Survivorship whole life insurance is a second-to-die life insurance policy built on a whole life structure. It covers two insured people and pays the death benefit after the second insured person dies.
The product is usually used for estate liquidity, trust planning, inheritance equalization, or long-term family wealth planning. It is not designed to provide immediate cash after the first death, which is the main distinction from single-life coverage. That timing makes the policy powerful in the right setting and poorly matched for ordinary income-replacement needs.
Key Takeaways
- Survivorship whole life pays after the second insured person dies.
- It uses a whole life structure, often with level premiums and cash value guarantees.
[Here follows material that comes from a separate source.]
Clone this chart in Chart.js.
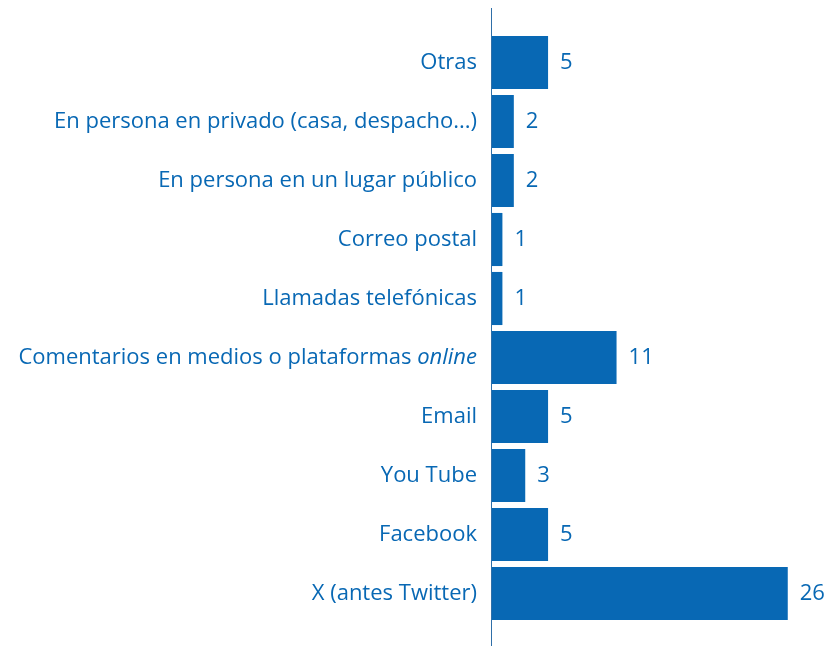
<!DOCTYPE html>
<html>
<head>
<meta charset="utf-8">
<script src="https://cdn.jsdelivr.net/npm/chart.js@4/dist/chart.umd.min.js"></script>
<style>
  html, body { margin: 0; padding: 0; background: #ffffff; }
  #wrap { position: relative; width: 827px; height: 646px; }
</style>
</head>
<body>
<div id="wrap"><canvas id="chart"></canvas></div>
<script>
(function () {
  "use strict";

  const categories = [
    "Otras",
    "En persona en privado (casa, despacho...)",
    "En persona en un lugar público",
    "Correo postal",
    "Llamadas telefónicas",
    "Comentarios en medios o plataformas online",
    "Email",
    "You Tube",
    "Facebook",
    "X (antes Twitter)"
  ];
  const values = [5, 2, 2, 1, 1, 11, 5, 3, 5, 26];
  const italicWords = ["online"];

  const BLUE = "#0868b4";
  const FONT = "'Open Sans', sans-serif";
  const FONT_SIZE = 22;

  // etiquetas de categoría a mano para poder poner "online" en cursiva
  const categoryLabels = {
    id: "categoryLabels",
    afterDraw(chart) {
      const ctx = chart.ctx;
      const y = chart.scales.y;
      const right = chart.chartArea.left - 14;
      ctx.save();
      ctx.fillStyle = BLUE;
      ctx.textBaseline = "middle";
      ctx.textAlign = "left";
      categories.forEach((label, i) => {
        const py = y.getPixelForValue(i);
        const parts = label.split(" ").map((w, k, arr) => ({
          text: w + (k < arr.length - 1 ? " " : ""),
          italic: italicWords.includes(w)
        }));
        const widths = parts.map((p) => {
          ctx.font = (p.italic ? "italic " : "") + FONT_SIZE + "px " + FONT;
          return ctx.measureText(p.text).width;
        });
        let x = right - widths.reduce((a, b) => a + b, 0);
        parts.forEach((p, k) => {
          ctx.font = (p.italic ? "italic " : "") + FONT_SIZE + "px " + FONT;
          ctx.fillText(p.text, x, py);
          x += widths[k];
        });
      });
      ctx.restore();
    }
  };

  const valueLabels = {
    id: "valueLabels",
    afterDatasetsDraw(chart) {
      const ctx = chart.ctx;
      const meta = chart.getDatasetMeta(0);
      ctx.save();
      ctx.fillStyle = BLUE;
      ctx.font = FONT_SIZE + "px " + FONT;
      ctx.textBaseline = "middle";
      ctx.textAlign = "left";
      meta.data.forEach((bar, i) => {
        ctx.fillText(String(values[i]), bar.x + 12, bar.y);
      });
      ctx.restore();
    }
  };

  const axisLine = {
    id: "axisLine",
    afterDatasetsDraw(chart) {
      const ctx = chart.ctx;
      const x = Math.round(chart.scales.x.getPixelForValue(0)) + 0.5;
      ctx.save();
      ctx.strokeStyle = "#2f6fa8";
      ctx.lineWidth = 1;
      ctx.beginPath();
      ctx.moveTo(x, 8);
      ctx.lineTo(x, chart.height);
      ctx.stroke();
      ctx.restore();
    }
  };

  new Chart(document.getElementById("chart"), {
    type: "bar",
    data: {
      labels: categories,
      datasets: [
        {
          data: values,
          backgroundColor: BLUE,
          borderWidth: 0,
          categoryPercentage: 0.9,
          barPercentage: 1
        }
      ]
    },
    options: {
      indexAxis: "y",
      responsive: true,
      maintainAspectRatio: false,
      animation: false,
      layout: {
        padding: { top: 33, bottom: 23, left: 0, right: 5 }
      },
      plugins: {
        legend: { display: false },
        tooltip: { enabled: false }
      },
      scales: {
        x: {
          display: false,
          min: 0,
          max: 29
        },
        y: {
          grid: { display: false },
          border: { display: false },
          ticks: { display: false },
          afterFit: (scale) => { scale.width = 491; }
        }
      }
    },
    plugins: [categoryLabels, valueLabels, axisLine]
  });
})();
</script>
</body>
</html>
- It can support estate and legacy planning where liquidity is needed after both deaths.
- It is not first-death income replacement for a surviving spouse.
- Ownership, beneficiary design, and premium funding should line up with the estate plan.
How the Policy Works
The insurer underwrites two lives and issues one policy. Premiums are paid according to the contract, cash value builds under the whole life design, and the death benefit is paid after the second death. Some policies may be participating, meaning they may be eligible for dividends if declared by the insurer.
The second-to-die structure can sometimes provide a larger death benefit per premium dollar than two separate single-life whole life policies. The tradeoff is timing. The policy does not solve liquidity needs that arise when the first insured person dies, and that can be a serious mismatch if the surviving spouse needs cash flow.
Survivorship Whole Life Compared
Policy type | Death benefit timing | Main use |
|---|---|---|
Survivorship whole life | After second death | Estate liquidity or wealth transfer |
Single-life whole life | After one insured's death | Lifetime coverage for one person |
Survivorship universal life | After second death | Flexible premium second-to-die planning |
Term life | During a stated term | Temporary income or debt protection |
Estate Planning Context
Ownership matters. A survivorship whole life policy may be owned by a trust, individual, or other entity depending on the planning goal. Trust ownership can affect estate inclusion, control, taxes, creditor exposure, and how proceeds are distributed. The policy should be coordinated with the estate plan rather than bought as a standalone product.
The policy can also help when heirs may need liquidity after both parents or business owners have died. Proceeds might be used to help settle estate costs, equalize inheritances among family members, or keep assets from being sold quickly at an unfavorable time.
Funding and Review
Whole life policies are often described as guarantee-oriented, but that does not remove the need for review. Owners should understand premium obligations, dividend assumptions, loan balances, policy riders, surrender values, and whether the policy is still aligned with current estate-tax exposure and family goals.
A policy that made sense when the estate was larger, children were younger, or tax rules were different may need a fresh review later.
The Bottom Line
Survivorship whole life insurance is second-to-die permanent coverage with whole life features. It can be useful for estate liquidity and long-term planning, but it does not provide a payout at the first death.